Aim
Each line below must be set down exactly; omit any image you find.

Entries
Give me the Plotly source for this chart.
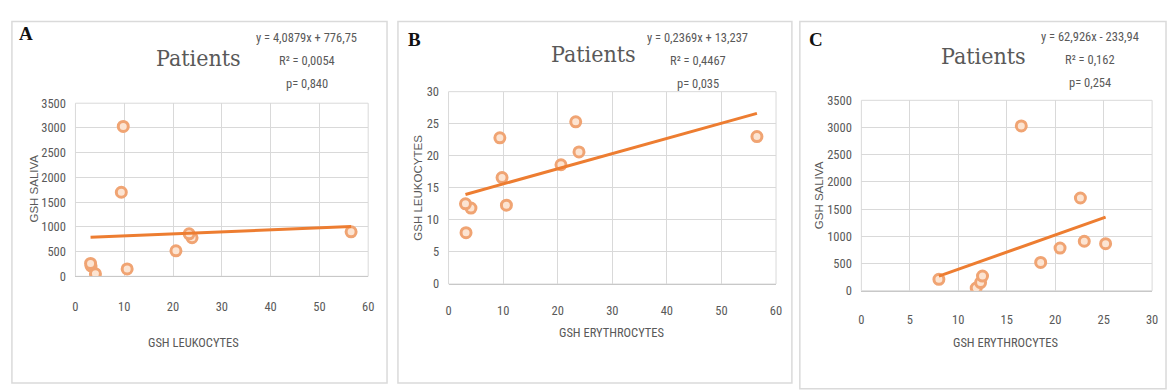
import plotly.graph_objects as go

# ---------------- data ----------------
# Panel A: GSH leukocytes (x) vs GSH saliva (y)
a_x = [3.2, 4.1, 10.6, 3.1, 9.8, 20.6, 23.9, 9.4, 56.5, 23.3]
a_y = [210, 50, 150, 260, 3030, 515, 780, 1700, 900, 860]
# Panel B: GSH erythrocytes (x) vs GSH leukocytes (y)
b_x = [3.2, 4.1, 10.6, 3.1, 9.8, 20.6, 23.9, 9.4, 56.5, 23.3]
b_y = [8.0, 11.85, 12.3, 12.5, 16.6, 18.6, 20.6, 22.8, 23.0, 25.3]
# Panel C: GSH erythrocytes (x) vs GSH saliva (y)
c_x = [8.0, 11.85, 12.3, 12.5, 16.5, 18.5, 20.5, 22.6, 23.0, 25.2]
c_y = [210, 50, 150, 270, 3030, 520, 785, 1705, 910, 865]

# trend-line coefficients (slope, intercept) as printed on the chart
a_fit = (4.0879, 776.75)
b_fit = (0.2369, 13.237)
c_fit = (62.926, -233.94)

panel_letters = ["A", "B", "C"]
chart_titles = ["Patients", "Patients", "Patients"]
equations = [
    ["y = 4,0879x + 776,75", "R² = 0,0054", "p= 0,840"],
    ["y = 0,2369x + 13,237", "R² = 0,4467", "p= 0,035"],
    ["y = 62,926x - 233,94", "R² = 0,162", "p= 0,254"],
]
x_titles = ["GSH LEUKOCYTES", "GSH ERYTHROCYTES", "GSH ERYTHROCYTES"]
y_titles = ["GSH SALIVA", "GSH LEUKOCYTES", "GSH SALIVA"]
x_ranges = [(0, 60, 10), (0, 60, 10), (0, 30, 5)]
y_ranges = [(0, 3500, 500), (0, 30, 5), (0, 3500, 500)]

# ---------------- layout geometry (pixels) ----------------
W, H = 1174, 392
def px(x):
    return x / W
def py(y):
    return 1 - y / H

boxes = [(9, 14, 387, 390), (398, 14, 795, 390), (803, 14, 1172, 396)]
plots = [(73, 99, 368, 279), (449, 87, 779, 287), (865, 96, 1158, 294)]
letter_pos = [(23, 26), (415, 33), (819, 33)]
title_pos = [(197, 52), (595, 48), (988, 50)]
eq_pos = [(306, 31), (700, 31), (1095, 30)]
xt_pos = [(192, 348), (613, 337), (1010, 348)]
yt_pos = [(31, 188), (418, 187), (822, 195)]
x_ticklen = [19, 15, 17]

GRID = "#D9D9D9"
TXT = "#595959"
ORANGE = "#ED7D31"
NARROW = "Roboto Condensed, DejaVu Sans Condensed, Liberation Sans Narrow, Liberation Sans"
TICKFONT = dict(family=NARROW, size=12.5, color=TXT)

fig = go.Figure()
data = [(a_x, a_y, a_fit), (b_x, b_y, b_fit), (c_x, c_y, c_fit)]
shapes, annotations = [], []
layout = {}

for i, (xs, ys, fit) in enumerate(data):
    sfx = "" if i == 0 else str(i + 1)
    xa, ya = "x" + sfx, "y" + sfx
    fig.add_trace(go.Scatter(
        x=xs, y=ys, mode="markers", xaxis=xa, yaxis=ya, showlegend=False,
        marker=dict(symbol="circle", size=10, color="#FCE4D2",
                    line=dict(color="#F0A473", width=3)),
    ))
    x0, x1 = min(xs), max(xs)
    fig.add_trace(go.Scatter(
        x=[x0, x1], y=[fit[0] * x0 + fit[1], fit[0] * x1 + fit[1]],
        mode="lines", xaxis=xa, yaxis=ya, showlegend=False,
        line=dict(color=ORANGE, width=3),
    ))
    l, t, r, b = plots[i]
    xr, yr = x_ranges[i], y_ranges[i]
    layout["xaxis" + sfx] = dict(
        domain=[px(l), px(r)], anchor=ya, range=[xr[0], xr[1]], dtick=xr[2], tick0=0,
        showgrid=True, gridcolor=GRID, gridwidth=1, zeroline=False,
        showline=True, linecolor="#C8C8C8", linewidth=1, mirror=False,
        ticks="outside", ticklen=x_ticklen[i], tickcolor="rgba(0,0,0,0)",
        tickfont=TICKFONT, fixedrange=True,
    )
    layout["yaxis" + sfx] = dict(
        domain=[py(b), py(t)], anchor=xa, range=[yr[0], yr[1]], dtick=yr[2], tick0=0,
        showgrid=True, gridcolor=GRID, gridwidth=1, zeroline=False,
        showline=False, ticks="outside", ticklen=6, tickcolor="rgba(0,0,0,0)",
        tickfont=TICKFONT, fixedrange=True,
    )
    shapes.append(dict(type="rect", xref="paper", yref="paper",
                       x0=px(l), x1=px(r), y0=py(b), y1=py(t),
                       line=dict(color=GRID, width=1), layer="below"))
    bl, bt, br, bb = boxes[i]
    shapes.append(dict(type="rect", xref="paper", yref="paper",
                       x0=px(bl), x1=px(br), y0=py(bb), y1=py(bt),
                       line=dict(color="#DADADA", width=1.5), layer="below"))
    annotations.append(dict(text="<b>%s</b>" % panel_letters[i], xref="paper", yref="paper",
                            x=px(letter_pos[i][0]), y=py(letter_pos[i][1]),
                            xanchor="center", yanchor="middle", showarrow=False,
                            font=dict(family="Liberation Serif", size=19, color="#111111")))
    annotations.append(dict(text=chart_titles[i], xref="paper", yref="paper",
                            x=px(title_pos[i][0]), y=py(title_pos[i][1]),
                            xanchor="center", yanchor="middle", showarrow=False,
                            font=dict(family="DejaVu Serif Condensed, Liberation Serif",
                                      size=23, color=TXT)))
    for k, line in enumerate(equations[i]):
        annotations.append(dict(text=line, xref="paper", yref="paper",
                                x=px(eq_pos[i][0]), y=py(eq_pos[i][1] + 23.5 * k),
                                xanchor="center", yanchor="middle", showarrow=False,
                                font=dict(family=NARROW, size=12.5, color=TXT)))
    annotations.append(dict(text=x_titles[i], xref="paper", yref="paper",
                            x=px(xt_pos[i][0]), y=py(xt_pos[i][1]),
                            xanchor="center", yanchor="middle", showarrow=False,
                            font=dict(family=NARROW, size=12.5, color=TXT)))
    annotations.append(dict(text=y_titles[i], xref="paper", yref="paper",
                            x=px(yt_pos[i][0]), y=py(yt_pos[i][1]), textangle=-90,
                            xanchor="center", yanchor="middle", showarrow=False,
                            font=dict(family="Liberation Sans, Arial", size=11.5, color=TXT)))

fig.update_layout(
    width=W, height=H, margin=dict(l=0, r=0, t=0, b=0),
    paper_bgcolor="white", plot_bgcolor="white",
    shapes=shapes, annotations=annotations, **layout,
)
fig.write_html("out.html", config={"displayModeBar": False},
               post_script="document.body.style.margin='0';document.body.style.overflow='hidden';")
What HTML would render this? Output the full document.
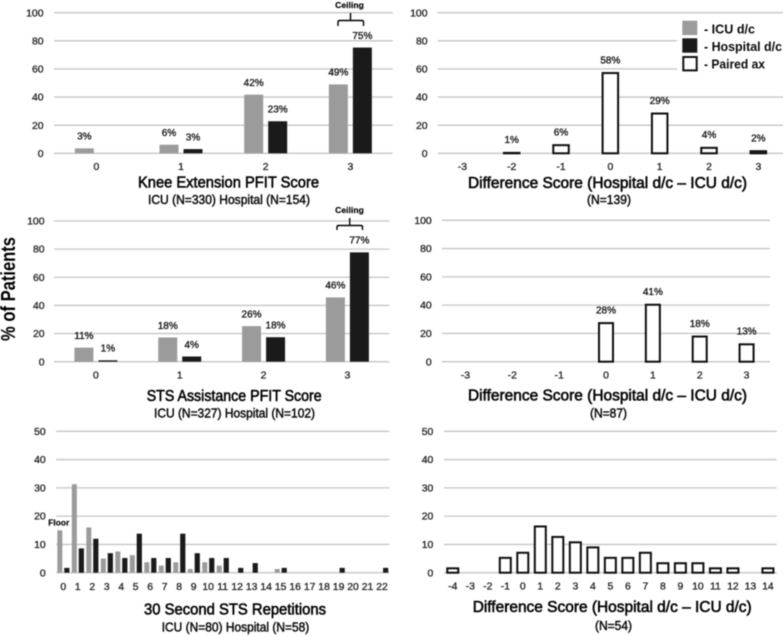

Exercise output
Give me the Plotly source for this chart.
import plotly.graph_objects as go

# ---------------- data ----------------
# Panel A: GSH leukocytes (x) vs GSH saliva (y)
a_x = [3.2, 4.1, 10.6, 3.1, 9.8, 20.6, 23.9, 9.4, 56.5, 23.3]
a_y = [210, 50, 150, 260, 3030, 515, 780, 1700, 900, 860]
# Panel B: GSH erythrocytes (x) vs GSH leukocytes (y)
b_x = [3.2, 4.1, 10.6, 3.1, 9.8, 20.6, 23.9, 9.4, 56.5, 23.3]
b_y = [8.0, 11.85, 12.3, 12.5, 16.6, 18.6, 20.6, 22.8, 23.0, 25.3]
# Panel C: GSH erythrocytes (x) vs GSH saliva (y)
c_x = [8.0, 11.85, 12.3, 12.5, 16.5, 18.5, 20.5, 22.6, 23.0, 25.2]
c_y = [210, 50, 150, 270, 3030, 520, 785, 1705, 910, 865]

# trend-line coefficients (slope, intercept) as printed on the chart
a_fit = (4.0879, 776.75)
b_fit = (0.2369, 13.237)
c_fit = (62.926, -233.94)

panel_letters = ["A", "B", "C"]
chart_titles = ["Patients", "Patients", "Patients"]
equations = [
    ["y = 4,0879x + 776,75", "R² = 0,0054", "p= 0,840"],
    ["y = 0,2369x + 13,237", "R² = 0,4467", "p= 0,035"],
    ["y = 62,926x - 233,94", "R² = 0,162", "p= 0,254"],
]
x_titles = ["GSH LEUKOCYTES", "GSH ERYTHROCYTES", "GSH ERYTHROCYTES"]
y_titles = ["GSH SALIVA", "GSH LEUKOCYTES", "GSH SALIVA"]
x_ranges = [(0, 60, 10), (0, 60, 10), (0, 30, 5)]
y_ranges = [(0, 3500, 500), (0, 30, 5), (0, 3500, 500)]

# ---------------- layout geometry (pixels) ----------------
W, H = 1174, 392
def px(x):
    return x / W
def py(y):
    return 1 - y / H

boxes = [(9, 14, 387, 390), (398, 14, 795, 390), (803, 14, 1172, 396)]
plots = [(73, 99, 368, 279), (449, 87, 779, 287), (865, 96, 1158, 294)]
letter_pos = [(23, 26), (415, 33), (819, 33)]
title_pos = [(197, 52), (595, 48), (988, 50)]
eq_pos = [(306, 31), (700, 31), (1095, 30)]
xt_pos = [(192, 348), (613, 337), (1010, 348)]
yt_pos = [(31, 188), (418, 187), (822, 195)]
x_ticklen = [19, 15, 17]

GRID = "#D9D9D9"
TXT = "#595959"
ORANGE = "#ED7D31"
NARROW = "Roboto Condensed, DejaVu Sans Condensed, Liberation Sans Narrow, Liberation Sans"
TICKFONT = dict(family=NARROW, size=12.5, color=TXT)

fig = go.Figure()
data = [(a_x, a_y, a_fit), (b_x, b_y, b_fit), (c_x, c_y, c_fit)]
shapes, annotations = [], []
layout = {}

for i, (xs, ys, fit) in enumerate(data):
    sfx = "" if i == 0 else str(i + 1)
    xa, ya = "x" + sfx, "y" + sfx
    fig.add_trace(go.Scatter(
        x=xs, y=ys, mode="markers", xaxis=xa, yaxis=ya, showlegend=False,
        marker=dict(symbol="circle", size=10, color="#FCE4D2",
                    line=dict(color="#F0A473", width=3)),
    ))
    x0, x1 = min(xs), max(xs)
    fig.add_trace(go.Scatter(
        x=[x0, x1], y=[fit[0] * x0 + fit[1], fit[0] * x1 + fit[1]],
        mode="lines", xaxis=xa, yaxis=ya, showlegend=False,
        line=dict(color=ORANGE, width=3),
    ))
    l, t, r, b = plots[i]
    xr, yr = x_ranges[i], y_ranges[i]
    layout["xaxis" + sfx] = dict(
        domain=[px(l), px(r)], anchor=ya, range=[xr[0], xr[1]], dtick=xr[2], tick0=0,
        showgrid=True, gridcolor=GRID, gridwidth=1, zeroline=False,
        showline=True, linecolor="#C8C8C8", linewidth=1, mirror=False,
        ticks="outside", ticklen=x_ticklen[i], tickcolor="rgba(0,0,0,0)",
        tickfont=TICKFONT, fixedrange=True,
    )
    layout["yaxis" + sfx] = dict(
        domain=[py(b), py(t)], anchor=xa, range=[yr[0], yr[1]], dtick=yr[2], tick0=0,
        showgrid=True, gridcolor=GRID, gridwidth=1, zeroline=False,
        showline=False, ticks="outside", ticklen=6, tickcolor="rgba(0,0,0,0)",
        tickfont=TICKFONT, fixedrange=True,
    )
    shapes.append(dict(type="rect", xref="paper", yref="paper",
                       x0=px(l), x1=px(r), y0=py(b), y1=py(t),
                       line=dict(color=GRID, width=1), layer="below"))
    bl, bt, br, bb = boxes[i]
    shapes.append(dict(type="rect", xref="paper", yref="paper",
                       x0=px(bl), x1=px(br), y0=py(bb), y1=py(bt),
                       line=dict(color="#DADADA", width=1.5), layer="below"))
    annotations.append(dict(text="<b>%s</b>" % panel_letters[i], xref="paper", yref="paper",
                            x=px(letter_pos[i][0]), y=py(letter_pos[i][1]),
                            xanchor="center", yanchor="middle", showarrow=False,
                            font=dict(family="Liberation Serif", size=19, color="#111111")))
    annotations.append(dict(text=chart_titles[i], xref="paper", yref="paper",
                            x=px(title_pos[i][0]), y=py(title_pos[i][1]),
                            xanchor="center", yanchor="middle", showarrow=False,
                            font=dict(family="DejaVu Serif Condensed, Liberation Serif",
                                      size=23, color=TXT)))
    for k, line in enumerate(equations[i]):
        annotations.append(dict(text=line, xref="paper", yref="paper",
                                x=px(eq_pos[i][0]), y=py(eq_pos[i][1] + 23.5 * k),
                                xanchor="center", yanchor="middle", showarrow=False,
                                font=dict(family=NARROW, size=12.5, color=TXT)))
    annotations.append(dict(text=x_titles[i], xref="paper", yref="paper",
                            x=px(xt_pos[i][0]), y=py(xt_pos[i][1]),
                            xanchor="center", yanchor="middle", showarrow=False,
                            font=dict(family=NARROW, size=12.5, color=TXT)))
    annotations.append(dict(text=y_titles[i], xref="paper", yref="paper",
                            x=px(yt_pos[i][0]), y=py(yt_pos[i][1]), textangle=-90,
                            xanchor="center", yanchor="middle", showarrow=False,
                            font=dict(family="Liberation Sans, Arial", size=11.5, color=TXT)))

fig.update_layout(
    width=W, height=H, margin=dict(l=0, r=0, t=0, b=0),
    paper_bgcolor="white", plot_bgcolor="white",
    shapes=shapes, annotations=annotations, **layout,
)
fig.write_html("out.html", config={"displayModeBar": False},
               post_script="document.body.style.margin='0';document.body.style.overflow='hidden';")
What HTML would render this? Output the full document.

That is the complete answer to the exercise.